» **Exercise**:
Leave out the pictures and transcribe everything else exactly.

═══ Material ═══

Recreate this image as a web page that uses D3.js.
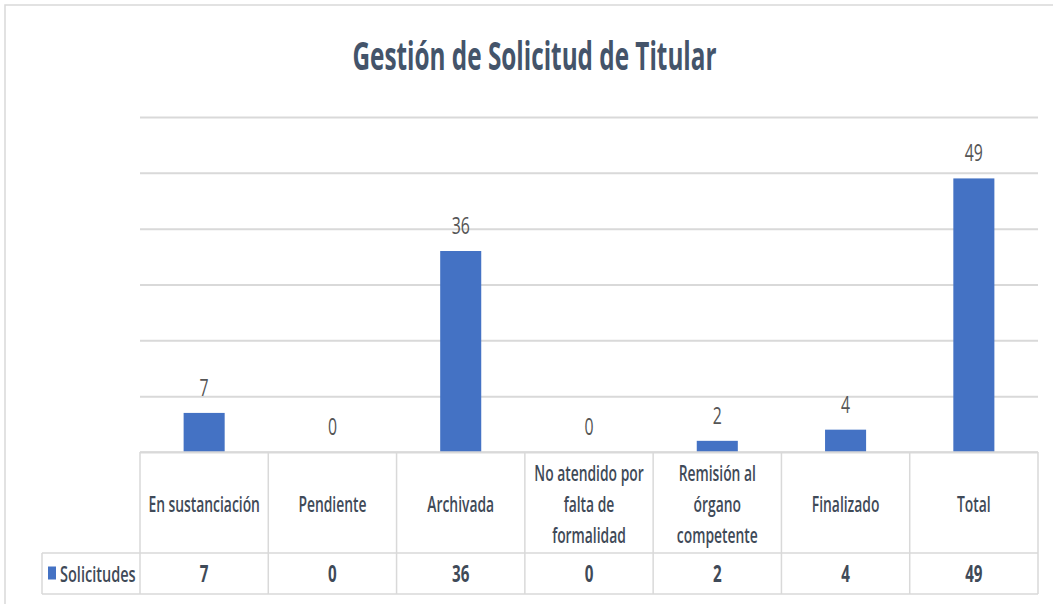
<!DOCTYPE html>
<html>
<head>
<meta charset="utf-8">
<script src="https://cdn.jsdelivr.net/npm/d3@7"></script>
<style>
  body { margin: 0; background: #fff; }
  svg { display: block; font-family: 'Open Sans', sans-serif; }
</style>
</head>
<body>
<div id="chart"></div>
<script>
// Chart data.
var categories = ['En sustanciación', 'Pendiente', 'Archivada',
  'No atendido por falta de formalidad', 'Remisión al órgano competente',
  'Finalizado', 'Total'];
// How each header cell wraps its label.
var headerLines = [['En sustanciación'], ['Pendiente'], ['Archivada'],
  ['No atendido por', 'falta de', 'formalidad'],
  ['Remisión al', 'órgano', 'competente'], ['Finalizado'], ['Total']];
var values = [7, 0, 36, 0, 2, 4, 49];
var yTicks = [0, 10, 20, 30, 40, 50, 60];
var seriesName = 'Solicitudes';
var title = 'Gestión de Solicitud de Titular';

// Dimensions.
var WIDTH = 1053;
var HEIGHT = 604;
var PLOT_LEFT = 140;
var PLOT_RIGHT = 1038;
var PLOT_TOP = 117;
var PLOT_BOTTOM = 452;
var ROW_SPLIT = 553;
var TABLE_BOTTOM = 594;
var LEGEND_LEFT = 42;

// Palette.
var BAR_COLOR = '#4472C4';
var GRID_COLOR = '#D9D9D9';
var TEXT_COLOR = '#3F4A58';
var LABEL_COLOR = '#555555';
var TITLE_COLOR = '#44546A';

// Horizontal squeeze for the narrow text of the original.
var SX = 0.66;

function main() {
  var svg = d3.select('#chart').append('svg')
    .attr('width', WIDTH)
    .attr('height', HEIGHT);

  // Chart frame (only top and left edges fall inside the picture).
  svg.append('rect')
    .attr('x', 5).attr('y', 5)
    .attr('width', WIDTH + 50).attr('height', HEIGHT + 50)
    .attr('fill', 'none')
    .attr('stroke', GRID_COLOR)
    .attr('stroke-width', 1.5);

  svg.append('text')
    .attr('x', WIDTH / 2 + 8)
    .attr('y', 70)
    .attr('text-anchor', 'middle')
    .attr('font-size', 40)
    .attr('font-weight', 700)
    .attr('fill', TITLE_COLOR)
    .attr('textLength', 364)
    .attr('lengthAdjust', 'spacingAndGlyphs')
    .text(title);

  var x = d3.scaleBand().domain(categories).range([PLOT_LEFT, PLOT_RIGHT]);
  var y = d3.scaleLinear().domain([0, 60]).range([PLOT_BOTTOM, PLOT_TOP]);

  // Gridlines.
  var grid = svg.append('g')
    .attr('class', 'grid')
    .attr('transform', 'translate(' + PLOT_LEFT + ',0)')
    .call(d3.axisLeft(y).tickValues(yTicks)
      .tickSize(-(PLOT_RIGHT - PLOT_LEFT)).tickFormat(''));
  grid.select('.domain').remove();
  grid.selectAll('line')
    .attr('stroke', GRID_COLOR)
    .attr('stroke-width', 2);

  // Bars.
  var barW = x.bandwidth() * 0.32;
  svg.selectAll('.bar')
    .data(values)
  .enter().append('rect')
    .attr('class', 'bar')
    .attr('x', function(d, i) { return x(categories[i]) + (x.bandwidth() - barW) / 2; })
    .attr('y', function(d) { return y(d); })
    .attr('width', barW)
    .attr('height', function(d) { return y(0) - y(d); })
    .attr('fill', BAR_COLOR);

  // Data labels.
  svg.selectAll('.label')
    .data(values)
  .enter().append('text')
    .attr('class', 'label')
    .attr('transform', function(d, i) {
      return 'translate(' + (x(categories[i]) + x.bandwidth() / 2) + ',' +
        (y(d) - 17) + ') scale(' + SX + ',1)';
    })
    .attr('text-anchor', 'middle')
    .attr('font-size', 24)
    .attr('font-weight', 400)
    .attr('fill', LABEL_COLOR)
    .text(function(d) { return d; });

  // Data table lines.
  var table = svg.append('g').attr('class', 'table')
    .attr('stroke', GRID_COLOR).attr('stroke-width', 1.5);
  table.append('line')
    .attr('x1', PLOT_LEFT).attr('x2', PLOT_RIGHT)
    .attr('y1', PLOT_BOTTOM).attr('y2', PLOT_BOTTOM);
  [ROW_SPLIT, TABLE_BOTTOM].forEach(function(yy) {
    table.append('line')
      .attr('x1', LEGEND_LEFT).attr('x2', PLOT_RIGHT)
      .attr('y1', yy).attr('y2', yy);
  });
  var edges = categories.map(function(c) { return x(c); }).concat([PLOT_RIGHT]);
  table.selectAll('.vline')
    .data(edges)
  .enter().append('line')
    .attr('x1', function(d) { return d; }).attr('x2', function(d) { return d; })
    .attr('y1', PLOT_BOTTOM).attr('y2', TABLE_BOTTOM);
  table.append('line')
    .attr('x1', LEGEND_LEFT).attr('x2', LEGEND_LEFT)
    .attr('y1', ROW_SPLIT).attr('y2', TABLE_BOTTOM);

  // Header labels.
  var LINE_H = 31;
  var headerMid = (PLOT_BOTTOM + ROW_SPLIT) / 2 + 2;
  categories.forEach(function(c, i) {
    var lines = headerLines[i];
    var cx = x(c) + x.bandwidth() / 2;
    lines.forEach(function(s, j) {
      var cy = headerMid + (j - (lines.length - 1) / 2) * LINE_H;
      svg.append('text')
        .attr('transform', 'translate(' + cx + ',' + (cy + 7.5) + ') scale(' + SX + ',1)')
        .attr('text-anchor', 'middle')
        .attr('font-size', 21)
        .attr('font-weight', 600)
        .attr('fill', TEXT_COLOR)
        .text(s);
    });
  });

  // Value row.
  var rowMid = (ROW_SPLIT + TABLE_BOTTOM) / 2;
  svg.selectAll('.cell')
    .data(values)
  .enter().append('text')
    .attr('class', 'cell')
    .attr('transform', function(d, i) {
      return 'translate(' + (x(categories[i]) + x.bandwidth() / 2) + ',' +
        (rowMid + 8.5) + ') scale(' + SX + ',1)';
    })
    .attr('text-anchor', 'middle')
    .attr('font-size', 23)
    .attr('font-weight', 700)
    .attr('fill', TEXT_COLOR)
    .text(function(d) { return d; });

  // Legend key in the row header.
  svg.append('rect')
    .attr('x', 48).attr('y', rowMid - 7)
    .attr('width', 8).attr('height', 13)
    .attr('fill', BAR_COLOR);
  svg.append('text')
    .attr('transform', 'translate(60,' + (rowMid + 8) + ') scale(' + SX + ',1)')
    .attr('font-size', 22)
    .attr('font-weight', 600)
    .attr('fill', TEXT_COLOR)
    .text(seriesName);
}

main();
</script>
</body>
</html>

═══

» **Answer to the task**:
Recreate this image as a web page that uses D3.js.
<!DOCTYPE html>
<html>
<head>
<meta charset="utf-8">
<script src="https://cdn.jsdelivr.net/npm/d3@7"></script>
<style>
  body { margin: 0; background: #fff; }
  svg { display: block; font-family: 'Open Sans', sans-serif; }
</style>
</head>
<body>
<div id="chart"></div>
<script>
// Chart data.
var categories = ['En sustanciación', 'Pendiente', 'Archivada',
  'No atendido por falta de formalidad', 'Remisión al órgano competente',
  'Finalizado', 'Total'];
// How each header cell wraps its label.
var headerLines = [['En sustanciación'], ['Pendiente'], ['Archivada'],
  ['No atendido por', 'falta de', 'formalidad'],
  ['Remisión al', 'órgano', 'competente'], ['Finalizado'], ['Total']];
var values = [7, 0, 36, 0, 2, 4, 49];
var yTicks = [0, 10, 20, 30, 40, 50, 60];
var seriesName = 'Solicitudes';
var title = 'Gestión de Solicitud de Titular';

// Dimensions.
var WIDTH = 1053;
var HEIGHT = 604;
var PLOT_LEFT = 140;
var PLOT_RIGHT = 1038;
var PLOT_TOP = 117;
var PLOT_BOTTOM = 452;
var ROW_SPLIT = 553;
var TABLE_BOTTOM = 594;
var LEGEND_LEFT = 42;

// Palette.
var BAR_COLOR = '#4472C4';
var GRID_COLOR = '#D9D9D9';
var TEXT_COLOR = '#3F4A58';
var LABEL_COLOR = '#555555';
var TITLE_COLOR = '#44546A';

// Horizontal squeeze for the narrow text of the original.
var SX = 0.66;

function main() {
  var svg = d3.select('#chart').append('svg')
    .attr('width', WIDTH)
    .attr('height', HEIGHT);

  // Chart frame (only top and left edges fall inside the picture).
  svg.append('rect')
    .attr('x', 5).attr('y', 5)
    .attr('width', WIDTH + 50).attr('height', HEIGHT + 50)
    .attr('fill', 'none')
    .attr('stroke', GRID_COLOR)
    .attr('stroke-width', 1.5);

  svg.append('text')
    .attr('x', WIDTH / 2 + 8)
    .attr('y', 70)
    .attr('text-anchor', 'middle')
    .attr('font-size', 40)
    .attr('font-weight', 700)
    .attr('fill', TITLE_COLOR)
    .attr('textLength', 364)
    .attr('lengthAdjust', 'spacingAndGlyphs')
    .text(title);

  var x = d3.scaleBand().domain(categories).range([PLOT_LEFT, PLOT_RIGHT]);
  var y = d3.scaleLinear().domain([0, 60]).range([PLOT_BOTTOM, PLOT_TOP]);

  // Gridlines.
  var grid = svg.append('g')
    .attr('class', 'grid')
    .attr('transform', 'translate(' + PLOT_LEFT + ',0)')
    .call(d3.axisLeft(y).tickValues(yTicks)
      .tickSize(-(PLOT_RIGHT - PLOT_LEFT)).tickFormat(''));
  grid.select('.domain').remove();
  grid.selectAll('line')
    .attr('stroke', GRID_COLOR)
    .attr('stroke-width', 2);

  // Bars.
  var barW = x.bandwidth() * 0.32;
  svg.selectAll('.bar')
    .data(values)
  .enter().append('rect')
    .attr('class', 'bar')
    .attr('x', function(d, i) { return x(categories[i]) + (x.bandwidth() - barW) / 2; })
    .attr('y', function(d) { return y(d); })
    .attr('width', barW)
    .attr('height', function(d) { return y(0) - y(d); })
    .attr('fill', BAR_COLOR);

  // Data labels.
  svg.selectAll('.label')
    .data(values)
  .enter().append('text')
    .attr('class', 'label')
    .attr('transform', function(d, i) {
      return 'translate(' + (x(categories[i]) + x.bandwidth() / 2) + ',' +
        (y(d) - 17) + ') scale(' + SX + ',1)';
    })
    .attr('text-anchor', 'middle')
    .attr('font-size', 24)
    .attr('font-weight', 400)
    .attr('fill', LABEL_COLOR)
    .text(function(d) { return d; });

  // Data table lines.
  var table = svg.append('g').attr('class', 'table')
    .attr('stroke', GRID_COLOR).attr('stroke-width', 1.5);
  table.append('line')
    .attr('x1', PLOT_LEFT).attr('x2', PLOT_RIGHT)
    .attr('y1', PLOT_BOTTOM).attr('y2', PLOT_BOTTOM);
  [ROW_SPLIT, TABLE_BOTTOM].forEach(function(yy) {
    table.append('line')
      .attr('x1', LEGEND_LEFT).attr('x2', PLOT_RIGHT)
      .attr('y1', yy).attr('y2', yy);
  });
  var edges = categories.map(function(c) { return x(c); }).concat([PLOT_RIGHT]);
  table.selectAll('.vline')
    .data(edges)
  .enter().append('line')
    .attr('x1', function(d) { return d; }).attr('x2', function(d) { return d; })
    .attr('y1', PLOT_BOTTOM).attr('y2', TABLE_BOTTOM);
  table.append('line')
    .attr('x1', LEGEND_LEFT).attr('x2', LEGEND_LEFT)
    .attr('y1', ROW_SPLIT).attr('y2', TABLE_BOTTOM);

  // Header labels.
  var LINE_H = 31;
  var headerMid = (PLOT_BOTTOM + ROW_SPLIT) / 2 + 2;
  categories.forEach(function(c, i) {
    var lines = headerLines[i];
    var cx = x(c) + x.bandwidth() / 2;
    lines.forEach(function(s, j) {
      var cy = headerMid + (j - (lines.length - 1) / 2) * LINE_H;
      svg.append('text')
        .attr('transform', 'translate(' + cx + ',' + (cy + 7.5) + ') scale(' + SX + ',1)')
        .attr('text-anchor', 'middle')
        .attr('font-size', 21)
        .attr('font-weight', 600)
        .attr('fill', TEXT_COLOR)
        .text(s);
    });
  });

  // Value row.
  var rowMid = (ROW_SPLIT + TABLE_BOTTOM) / 2;
  svg.selectAll('.cell')
    .data(values)
  .enter().append('text')
    .attr('class', 'cell')
    .attr('transform', function(d, i) {
      return 'translate(' + (x(categories[i]) + x.bandwidth() / 2) + ',' +
        (rowMid + 8.5) + ') scale(' + SX + ',1)';
    })
    .attr('text-anchor', 'middle')
    .attr('font-size', 23)
    .attr('font-weight', 700)
    .attr('fill', TEXT_COLOR)
    .text(function(d) { return d; });

  // Legend key in the row header.
  svg.append('rect')
    .attr('x', 48).attr('y', rowMid - 7)
    .attr('width', 8).attr('height', 13)
    .attr('fill', BAR_COLOR);
  svg.append('text')
    .attr('transform', 'translate(60,' + (rowMid + 8) + ') scale(' + SX + ',1)')
    .attr('font-size', 22)
    .attr('font-weight', 600)
    .attr('fill', TEXT_COLOR)
    .text(seriesName);
}

main();
</script>
</body>
</html>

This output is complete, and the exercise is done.